Write out, word for word, every line from the first one through the line that holds "const chart = echarts.init(document.getElementById('chart'));", and nothing else; skip the pictures.

Collected data ::
>>>
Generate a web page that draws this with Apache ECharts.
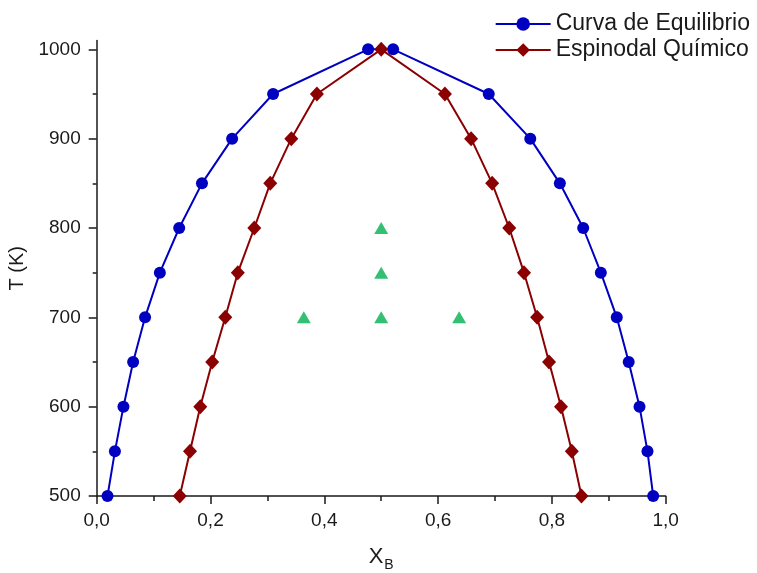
<!DOCTYPE html>
<html>
<head>
<meta charset="utf-8">
<script src="https://cdn.jsdelivr.net/npm/echarts@6/dist/echarts.min.js"></script>
<style>
  html, body { margin: 0; padding: 0; background: #fff; }
  #chart { width: 757px; height: 573px; }
</style>
</head>
<body>
<div id="chart"></div>
<script>
// Curva de Equilibrio (left branch going up, then right branch going down)
const equilibrioX = [0.019, 0.032, 0.047, 0.064, 0.085, 0.111, 0.145, 0.185, 0.238, 0.310, 0.477,
  0.521, 0.689, 0.762, 0.814, 0.855, 0.886, 0.914, 0.935, 0.954, 0.968, 0.978];
const equilibrioT = [500, 550, 600, 650, 700, 750, 800, 850, 900, 950, 1000,
  1000, 950, 900, 850, 800, 750, 700, 650, 600, 550, 500];

// Espinodal Químico
const espinodalX = [0.146, 0.164, 0.182, 0.203, 0.226, 0.248, 0.277, 0.305, 0.342, 0.387, 0.500,
  0.612, 0.658, 0.695, 0.725, 0.751, 0.774, 0.795, 0.816, 0.835, 0.852];
const espinodalT = [500, 550, 600, 650, 700, 750, 800, 850, 900, 950, 1000,
  950, 900, 850, 800, 750, 700, 650, 600, 550, 500];

// puntos verdes
const puntosX = [0.5, 0.5, 0.364, 0.5, 0.637];
const puntosT = [800, 750, 700, 700, 700];

const yMajorTicks = [500, 600, 700, 800, 900, 1000];
const yMinorTicks = [550, 650, 750, 850, 950];

const zip = (xs, ys) => xs.map((x, i) => [x, ys[i]]);

const font = 'Liberation Sans, Arial, sans-serif';
const chart = echarts.init(document.getElementById('chart'));

chart.setOption({
  animation: false,
  grid: { left: 96.7, right: 91.3, top: 40.4, bottom: 77, outerBoundsMode: 'none', containLabel: false },
  legend: {
    orient: 'vertical',
    right: 2,
    top: 7,
    itemWidth: 55,
    itemHeight: 17,
    itemGap: 2,
    data: ['Curva de Equilibrio', 'Espinodal Químico'],
    textStyle: { fontFamily: font, fontSize: 23, color: '#1a1a1a', lineHeight: 24 },
  },
  xAxis: {
    type: 'value',
    min: 0,
    max: 1,
    interval: 0.2,
    name: '{x|X}{b|B}',
    nameLocation: 'middle',
    nameGap: 46,
    nameTextStyle: {
      rich: {
        x: { fontFamily: font, fontSize: 22, color: '#1a1a1a' },
        b: { fontFamily: font, fontSize: 14, color: '#1a1a1a', padding: [16, 0, 0, 1] },
      },
    },
    splitLine: { show: false },
    axisLine: { lineStyle: { color: '#1a1a1a', width: 1.5 } },
    axisTick: { length: 8, lineStyle: { color: '#1a1a1a', width: 1.5 } },
    minorTick: { show: true, splitNumber: 2, length: 5, lineStyle: { color: '#1a1a1a', width: 1.5 } },
    axisLabel: {
      margin: 15,
      fontFamily: font,
      fontSize: 19,
      color: '#1a1a1a',
      formatter: (v) => v.toFixed(1).replace('.', ','),
    },
  },
  yAxis: [
    {
      type: 'value',
      min: 500,
      max: 1010,
      name: 'T (K)',
      nameLocation: 'middle',
      nameGap: 62,
      nameTextStyle: { fontFamily: font, fontSize: 20, color: '#1a1a1a' },
      splitLine: { show: false },
      axisLine: { show: true, lineStyle: { color: '#1a1a1a', width: 1.5 } },
      axisTick: { length: 8, customValues: yMajorTicks, lineStyle: { color: '#1a1a1a', width: 1.5 } },
      axisLabel: {
        margin: 16,
        fontFamily: font,
        fontSize: 19,
        color: '#1a1a1a',
        customValues: yMajorTicks,
        formatter: (v) => String(v),
      },
    },
    {
      type: 'value',
      min: 500,
      max: 1010,
      position: 'left',
      offset: 0,
      splitLine: { show: false },
      axisLine: { show: false },
      axisLabel: { show: false },
      axisTick: { length: 4, customValues: yMinorTicks, lineStyle: { color: '#1a1a1a', width: 1.5 } },
    },
  ],
  series: [
    {
      name: 'Curva de Equilibrio',
      type: 'line',
      data: zip(equilibrioX, equilibrioT),
      symbol: 'circle',
      symbolSize: 12,
      color: '#0000c0',
      lineStyle: { width: 2, color: '#0000c0' },
      itemStyle: { color: '#0000c0' },
    },
    {
      name: 'Espinodal Químico',
      type: 'line',
      data: zip(espinodalX, espinodalT),
      symbol: 'diamond',
      symbolSize: [14, 15],
      color: '#8b0000',
      lineStyle: { width: 2, color: '#8b0000' },
      itemStyle: { color: '#8b0000' },
      z: 3,
    },
    {
      name: 'Puntos',
      type: 'scatter',
      data: zip(puntosX, puntosT),
      symbol: 'triangle',
      symbolSize: [14, 12],
      itemStyle: { color: '#00b050' },
    },
  ],
});
</script>
</body>
</html>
<<<
Expected answer ::
Generate a web page that draws this with Apache ECharts.
<!DOCTYPE html>
<html>
<head>
<meta charset="utf-8">
<script src="https://cdn.jsdelivr.net/npm/echarts@6/dist/echarts.min.js"></script>
<style>
  html, body { margin: 0; padding: 0; background: #fff; }
  #chart { width: 757px; height: 573px; }
</style>
</head>
<body>
<div id="chart"></div>
<script>
// Curva de Equilibrio (left branch going up, then right branch going down)
const equilibrioX = [0.019, 0.032, 0.047, 0.064, 0.085, 0.111, 0.145, 0.185, 0.238, 0.310, 0.477,
  0.521, 0.689, 0.762, 0.814, 0.855, 0.886, 0.914, 0.935, 0.954, 0.968, 0.978];
const equilibrioT = [500, 550, 600, 650, 700, 750, 800, 850, 900, 950, 1000,
  1000, 950, 900, 850, 800, 750, 700, 650, 600, 550, 500];

// Espinodal Químico
const espinodalX = [0.146, 0.164, 0.182, 0.203, 0.226, 0.248, 0.277, 0.305, 0.342, 0.387, 0.500,
  0.612, 0.658, 0.695, 0.725, 0.751, 0.774, 0.795, 0.816, 0.835, 0.852];
const espinodalT = [500, 550, 600, 650, 700, 750, 800, 850, 900, 950, 1000,
  950, 900, 850, 800, 750, 700, 650, 600, 550, 500];

// puntos verdes
const puntosX = [0.5, 0.5, 0.364, 0.5, 0.637];
const puntosT = [800, 750, 700, 700, 700];

const yMajorTicks = [500, 600, 700, 800, 900, 1000];
const yMinorTicks = [550, 650, 750, 850, 950];

const zip = (xs, ys) => xs.map((x, i) => [x, ys[i]]);

const font = 'Liberation Sans, Arial, sans-serif';
const chart = echarts.init(document.getElementById('chart'));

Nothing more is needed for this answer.